Las lecciones de la historia
Hay acontecimientos en la vida de los pueblos que, por las profundas consecuencias que dejan, quedan como precedentes históricos. Marcan un antes y un después. Cierran un capítulo y abren otro. Es el caso de lo que ocurrió un día como ayer, hace 18 años, cuando la presión popular obligó a Gonzalo Sánchez de Lozada a embarcarse en un avión para irse del país el 17 de octubre de 2003.
Lo que hace importante esa dramática escena es que no era sólo un presidente constitucional de la República el que partía. Con él se iba todo un período de nuestra historia. Se clausuraban 21 años de un ciclo democrático que se agotó, dejando el terreno expedito para que se inaugure otra era, la que hoy vivimos y se aproxima a su segunda década de duración.
Todo lo que ocurrió después de la fuga de Sánchez de Lozada hasta que Evo Morales asumió el poder, en enero de 2006, fue sólo un paréntesis. Un periodo de transición cuya trascendencia se reduce a la que corresponde a una bisagra.

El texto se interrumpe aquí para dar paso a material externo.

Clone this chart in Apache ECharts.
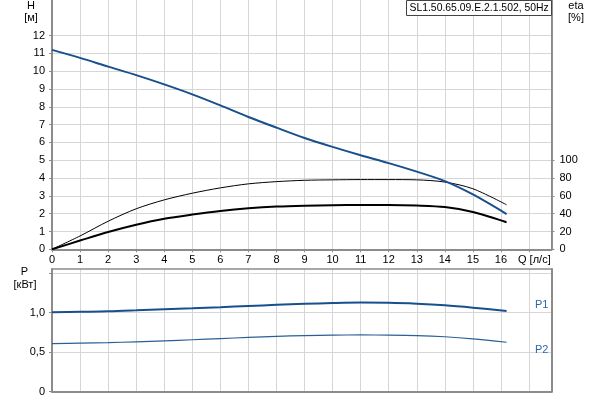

Dieciocho años, que son los que nos separan de aquellos acontecimientos, son muy pocos para darnos la perspectiva de largo alcance suficiente para interpretar, juzgar y valorar con razonable certidumbre los fenómenos políticos que no son sólo coyunturales, sino estructurales. Así, serán las nuevas generaciones, libres de las pasiones que suelen obnubilar la mirada de quienes de una u otra manera fueron testigos o protagonistas de los hechos, quienes den su justa valoración a cuanto ocurrió en octubre de 2003.
Mientras tanto, sólo cabe recordar que fue la conjunción de dos factores la que hizo posible la debacle de un sistema de partidos políticos —el de la democracia pactada— y su sustitución por un régimen virtualmente monopartidista. La ceguera y soberbia de una élite política que no supo ponerse a la altura de los desafíos de su tiempo fue uno de ellos. La tesonera construcción de un proyecto político alternativo que no se conformaba con sacar rédito de la coyuntura, sino que tenía la mirada puesta en el largo plazo, fue el otro.
Ambos factores son de por sí suficientes para que se ponga en evidencia la magnitud del error en que incurren quienes se empeñan en minimizarlos.
Así pues, la recordación de los hechos de octubre de 2003 adquiere sentido en la medida en que no se limite a alimentar la vocación victimista de unos y triunfalista de otros, sino que sea parte de un esfuerzo de comprensión de la historia contemporánea de nuestro país, de sus antecedentes en el reciente pasado, y sus proyecciones hacia el porvenir, especialmente ahora cuando parece ahondarse la brecha entre una ciudadanía que ya no es la de hace 15 años, y un oficialismo que insiste en aplicar sus métodos y modelos de 14 años en el poder político.